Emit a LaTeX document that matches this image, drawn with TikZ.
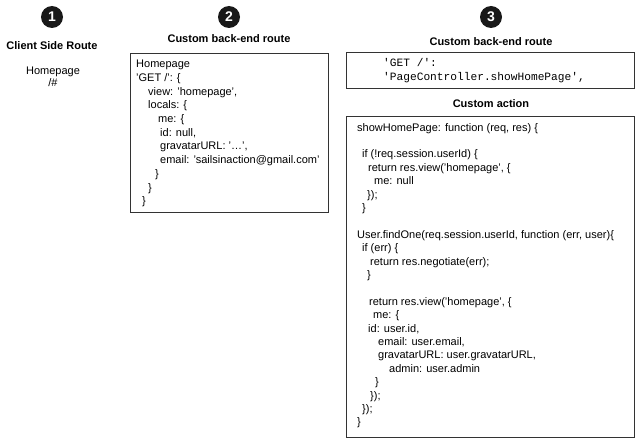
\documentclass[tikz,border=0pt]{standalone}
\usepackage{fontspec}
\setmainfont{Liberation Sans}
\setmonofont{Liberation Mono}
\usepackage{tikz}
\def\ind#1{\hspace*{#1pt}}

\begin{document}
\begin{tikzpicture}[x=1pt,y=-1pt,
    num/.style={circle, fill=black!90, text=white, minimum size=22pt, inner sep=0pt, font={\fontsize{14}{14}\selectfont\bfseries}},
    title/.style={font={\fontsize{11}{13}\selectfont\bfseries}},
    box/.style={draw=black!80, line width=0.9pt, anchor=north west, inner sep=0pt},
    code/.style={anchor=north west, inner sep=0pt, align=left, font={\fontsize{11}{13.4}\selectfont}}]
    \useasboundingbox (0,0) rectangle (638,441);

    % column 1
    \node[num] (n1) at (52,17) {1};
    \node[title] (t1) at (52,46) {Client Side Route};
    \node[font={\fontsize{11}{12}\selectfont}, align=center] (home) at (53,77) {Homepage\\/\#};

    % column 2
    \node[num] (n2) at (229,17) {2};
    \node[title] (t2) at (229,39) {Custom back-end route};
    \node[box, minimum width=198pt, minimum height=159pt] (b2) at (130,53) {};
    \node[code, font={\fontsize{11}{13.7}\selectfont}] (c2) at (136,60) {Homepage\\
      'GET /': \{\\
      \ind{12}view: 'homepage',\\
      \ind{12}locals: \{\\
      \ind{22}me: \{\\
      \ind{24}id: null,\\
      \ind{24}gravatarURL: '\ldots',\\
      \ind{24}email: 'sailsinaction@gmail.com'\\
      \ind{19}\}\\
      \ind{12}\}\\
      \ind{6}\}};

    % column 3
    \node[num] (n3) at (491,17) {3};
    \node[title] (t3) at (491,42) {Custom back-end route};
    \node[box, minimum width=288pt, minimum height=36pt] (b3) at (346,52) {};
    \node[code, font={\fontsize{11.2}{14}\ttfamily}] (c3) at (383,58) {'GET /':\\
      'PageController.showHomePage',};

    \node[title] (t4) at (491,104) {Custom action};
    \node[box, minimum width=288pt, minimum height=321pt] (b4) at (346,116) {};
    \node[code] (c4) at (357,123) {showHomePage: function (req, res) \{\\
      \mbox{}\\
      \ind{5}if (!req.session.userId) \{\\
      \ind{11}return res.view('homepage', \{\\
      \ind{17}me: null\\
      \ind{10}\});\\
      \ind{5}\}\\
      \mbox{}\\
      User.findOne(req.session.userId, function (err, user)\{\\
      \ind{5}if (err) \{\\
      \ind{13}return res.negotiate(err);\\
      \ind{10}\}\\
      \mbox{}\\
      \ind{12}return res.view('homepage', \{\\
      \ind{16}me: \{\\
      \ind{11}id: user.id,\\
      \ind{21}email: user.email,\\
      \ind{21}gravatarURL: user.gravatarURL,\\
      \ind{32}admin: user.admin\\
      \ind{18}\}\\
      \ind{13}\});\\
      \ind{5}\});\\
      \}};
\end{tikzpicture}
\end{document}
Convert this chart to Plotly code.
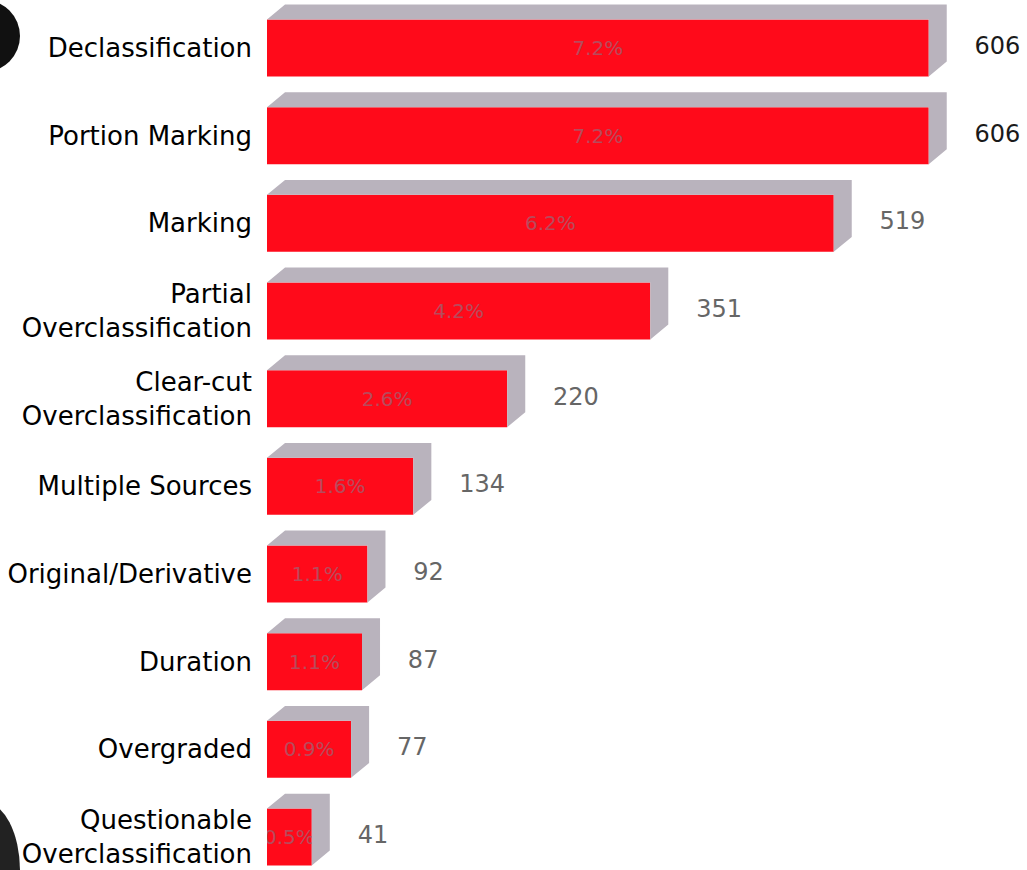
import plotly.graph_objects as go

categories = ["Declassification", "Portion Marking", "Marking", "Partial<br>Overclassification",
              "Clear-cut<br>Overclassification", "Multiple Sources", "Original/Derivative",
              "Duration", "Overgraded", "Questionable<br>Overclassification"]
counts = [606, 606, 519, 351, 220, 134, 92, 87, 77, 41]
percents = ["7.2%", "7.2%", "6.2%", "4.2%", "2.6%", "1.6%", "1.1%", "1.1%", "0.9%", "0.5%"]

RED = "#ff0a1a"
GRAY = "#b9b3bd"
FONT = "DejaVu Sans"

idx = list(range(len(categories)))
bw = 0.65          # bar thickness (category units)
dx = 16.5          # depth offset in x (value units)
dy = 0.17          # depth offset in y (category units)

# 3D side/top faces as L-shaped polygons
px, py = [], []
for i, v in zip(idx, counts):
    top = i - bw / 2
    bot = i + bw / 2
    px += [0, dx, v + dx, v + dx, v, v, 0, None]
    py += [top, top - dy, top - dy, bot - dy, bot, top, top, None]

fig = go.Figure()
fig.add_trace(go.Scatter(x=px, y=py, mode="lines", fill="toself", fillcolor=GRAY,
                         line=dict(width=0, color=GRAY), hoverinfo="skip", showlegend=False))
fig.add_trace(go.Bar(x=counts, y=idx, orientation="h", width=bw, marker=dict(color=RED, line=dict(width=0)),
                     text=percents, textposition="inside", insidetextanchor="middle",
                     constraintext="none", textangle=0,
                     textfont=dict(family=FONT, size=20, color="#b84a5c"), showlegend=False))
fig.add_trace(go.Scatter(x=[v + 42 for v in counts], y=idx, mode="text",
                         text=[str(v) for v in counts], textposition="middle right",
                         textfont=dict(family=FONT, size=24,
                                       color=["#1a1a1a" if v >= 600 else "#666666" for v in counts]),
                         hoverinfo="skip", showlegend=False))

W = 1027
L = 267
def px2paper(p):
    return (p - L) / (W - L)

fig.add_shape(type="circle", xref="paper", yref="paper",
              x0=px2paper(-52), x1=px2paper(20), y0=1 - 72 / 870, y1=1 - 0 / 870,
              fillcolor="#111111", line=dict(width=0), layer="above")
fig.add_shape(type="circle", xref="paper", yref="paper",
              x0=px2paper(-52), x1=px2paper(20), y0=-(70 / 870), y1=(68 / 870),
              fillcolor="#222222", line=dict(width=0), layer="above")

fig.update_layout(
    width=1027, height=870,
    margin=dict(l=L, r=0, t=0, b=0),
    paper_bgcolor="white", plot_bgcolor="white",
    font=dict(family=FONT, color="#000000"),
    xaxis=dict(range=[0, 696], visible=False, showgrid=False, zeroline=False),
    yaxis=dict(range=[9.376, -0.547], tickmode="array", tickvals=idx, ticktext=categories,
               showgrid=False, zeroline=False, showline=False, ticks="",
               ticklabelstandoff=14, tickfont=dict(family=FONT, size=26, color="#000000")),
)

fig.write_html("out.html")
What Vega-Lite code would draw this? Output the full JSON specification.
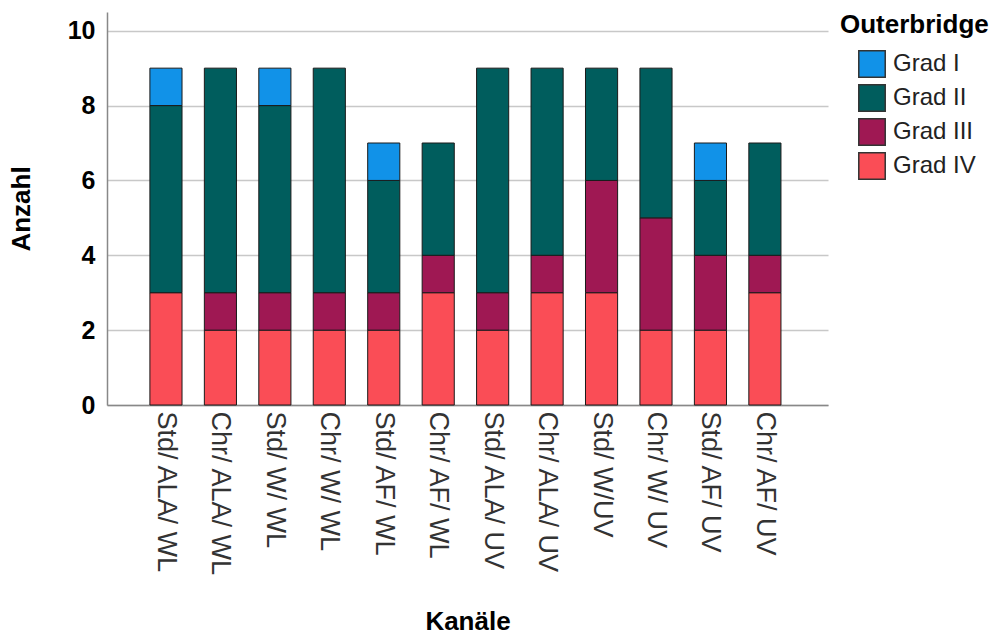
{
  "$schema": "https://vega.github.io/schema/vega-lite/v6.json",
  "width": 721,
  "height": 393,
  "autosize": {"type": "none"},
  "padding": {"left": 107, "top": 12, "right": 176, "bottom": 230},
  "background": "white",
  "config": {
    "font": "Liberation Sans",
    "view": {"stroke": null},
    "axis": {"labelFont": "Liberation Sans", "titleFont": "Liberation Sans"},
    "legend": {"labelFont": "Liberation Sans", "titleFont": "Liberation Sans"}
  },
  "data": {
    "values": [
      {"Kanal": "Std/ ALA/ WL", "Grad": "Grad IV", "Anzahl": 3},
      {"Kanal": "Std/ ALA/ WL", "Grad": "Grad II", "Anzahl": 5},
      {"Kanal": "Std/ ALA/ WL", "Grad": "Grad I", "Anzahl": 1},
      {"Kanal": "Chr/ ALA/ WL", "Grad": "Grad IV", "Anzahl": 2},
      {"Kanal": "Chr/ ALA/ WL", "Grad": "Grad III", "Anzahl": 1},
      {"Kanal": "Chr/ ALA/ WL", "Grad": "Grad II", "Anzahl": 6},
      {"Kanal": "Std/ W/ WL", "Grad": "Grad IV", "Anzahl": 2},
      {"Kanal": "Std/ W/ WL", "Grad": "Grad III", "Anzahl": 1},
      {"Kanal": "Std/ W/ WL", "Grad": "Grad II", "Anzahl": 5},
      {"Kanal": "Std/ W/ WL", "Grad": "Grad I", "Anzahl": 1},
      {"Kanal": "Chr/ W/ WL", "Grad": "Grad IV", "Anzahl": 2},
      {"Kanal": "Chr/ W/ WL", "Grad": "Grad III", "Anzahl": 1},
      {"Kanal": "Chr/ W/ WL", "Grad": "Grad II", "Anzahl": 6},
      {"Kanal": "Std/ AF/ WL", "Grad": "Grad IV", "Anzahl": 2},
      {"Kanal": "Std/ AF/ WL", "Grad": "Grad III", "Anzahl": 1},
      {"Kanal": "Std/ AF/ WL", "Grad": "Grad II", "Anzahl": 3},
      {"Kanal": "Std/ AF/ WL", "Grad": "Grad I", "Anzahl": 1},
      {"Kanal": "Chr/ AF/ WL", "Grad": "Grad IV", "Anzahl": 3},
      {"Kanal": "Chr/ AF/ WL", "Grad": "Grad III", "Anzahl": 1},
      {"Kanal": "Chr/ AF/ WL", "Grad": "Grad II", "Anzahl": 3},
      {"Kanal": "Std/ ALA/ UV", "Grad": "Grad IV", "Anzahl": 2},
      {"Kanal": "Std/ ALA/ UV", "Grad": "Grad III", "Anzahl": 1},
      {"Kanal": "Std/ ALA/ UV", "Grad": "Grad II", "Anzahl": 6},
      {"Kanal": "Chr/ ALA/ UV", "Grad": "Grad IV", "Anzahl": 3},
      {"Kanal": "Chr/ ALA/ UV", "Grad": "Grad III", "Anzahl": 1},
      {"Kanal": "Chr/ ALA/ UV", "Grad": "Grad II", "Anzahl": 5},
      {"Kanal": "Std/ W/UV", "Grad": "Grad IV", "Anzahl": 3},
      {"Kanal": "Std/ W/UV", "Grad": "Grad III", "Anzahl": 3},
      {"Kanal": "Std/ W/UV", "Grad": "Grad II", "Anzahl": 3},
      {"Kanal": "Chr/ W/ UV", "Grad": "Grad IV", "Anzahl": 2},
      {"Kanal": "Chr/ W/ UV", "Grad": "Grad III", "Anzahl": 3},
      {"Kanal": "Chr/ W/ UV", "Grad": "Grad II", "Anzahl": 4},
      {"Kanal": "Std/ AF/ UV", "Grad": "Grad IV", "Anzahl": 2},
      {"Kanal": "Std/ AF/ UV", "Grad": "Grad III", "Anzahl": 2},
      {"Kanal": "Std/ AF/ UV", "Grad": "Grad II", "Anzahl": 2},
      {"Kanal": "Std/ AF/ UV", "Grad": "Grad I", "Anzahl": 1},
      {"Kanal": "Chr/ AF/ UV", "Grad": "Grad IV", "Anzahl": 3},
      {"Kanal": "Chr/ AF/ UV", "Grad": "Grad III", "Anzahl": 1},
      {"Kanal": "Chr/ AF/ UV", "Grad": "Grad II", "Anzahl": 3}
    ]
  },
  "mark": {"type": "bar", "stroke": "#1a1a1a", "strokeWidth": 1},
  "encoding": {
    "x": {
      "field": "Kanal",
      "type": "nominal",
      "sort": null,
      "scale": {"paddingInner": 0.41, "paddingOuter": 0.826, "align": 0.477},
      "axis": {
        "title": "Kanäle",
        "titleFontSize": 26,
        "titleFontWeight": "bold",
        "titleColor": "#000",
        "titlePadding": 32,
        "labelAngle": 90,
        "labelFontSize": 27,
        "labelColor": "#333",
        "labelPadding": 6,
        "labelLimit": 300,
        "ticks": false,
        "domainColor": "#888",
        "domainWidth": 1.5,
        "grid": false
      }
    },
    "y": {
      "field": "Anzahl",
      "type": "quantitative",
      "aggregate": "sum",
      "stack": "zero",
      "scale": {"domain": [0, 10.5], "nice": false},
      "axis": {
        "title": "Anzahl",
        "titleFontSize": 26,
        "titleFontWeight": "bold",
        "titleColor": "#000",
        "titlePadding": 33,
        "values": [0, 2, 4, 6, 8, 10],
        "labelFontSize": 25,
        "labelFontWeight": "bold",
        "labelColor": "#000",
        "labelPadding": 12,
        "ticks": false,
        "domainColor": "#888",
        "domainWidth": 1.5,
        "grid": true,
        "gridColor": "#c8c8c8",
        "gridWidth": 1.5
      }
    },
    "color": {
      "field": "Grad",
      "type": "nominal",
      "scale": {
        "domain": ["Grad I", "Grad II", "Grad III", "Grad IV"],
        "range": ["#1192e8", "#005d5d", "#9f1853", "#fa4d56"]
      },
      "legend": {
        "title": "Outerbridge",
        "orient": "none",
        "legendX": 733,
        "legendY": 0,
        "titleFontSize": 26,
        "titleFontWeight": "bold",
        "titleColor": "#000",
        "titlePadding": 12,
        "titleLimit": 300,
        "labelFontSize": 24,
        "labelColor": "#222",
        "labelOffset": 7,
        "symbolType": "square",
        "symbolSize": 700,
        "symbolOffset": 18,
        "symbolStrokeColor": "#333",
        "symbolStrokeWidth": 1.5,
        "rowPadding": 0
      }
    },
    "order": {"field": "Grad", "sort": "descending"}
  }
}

THE REQUEST:
Take the lines from the start of the material to the line with "align=center] (home) at", both included, and transcribe them exactly without the pictures.

RESPONSE BELOW:
Emit a LaTeX document that matches this image, drawn with TikZ.
\documentclass[tikz,border=0pt]{standalone}
\usepackage{fontspec}
\setmainfont{Liberation Sans}
\setmonofont{Liberation Mono}
\usepackage{tikz}
\def\ind#1{\hspace*{#1pt}}

\begin{document}
\begin{tikzpicture}[x=1pt,y=-1pt,
    num/.style={circle, fill=black!90, text=white, minimum size=22pt, inner sep=0pt, font={\fontsize{14}{14}\selectfont\bfseries}},
    title/.style={font={\fontsize{11}{13}\selectfont\bfseries}},
    box/.style={draw=black!80, line width=0.9pt, anchor=north west, inner sep=0pt},
    code/.style={anchor=north west, inner sep=0pt, align=left, font={\fontsize{11}{13.4}\selectfont}}]
    \useasboundingbox (0,0) rectangle (638,441);

    % column 1
    \node[num] (n1) at (52,17) {1};
    \node[title] (t1) at (52,46) {Client Side Route};
    \node[font={\fontsize{11}{12}\selectfont}, align=center] (home) at (53,77) {Homepage\\/\#};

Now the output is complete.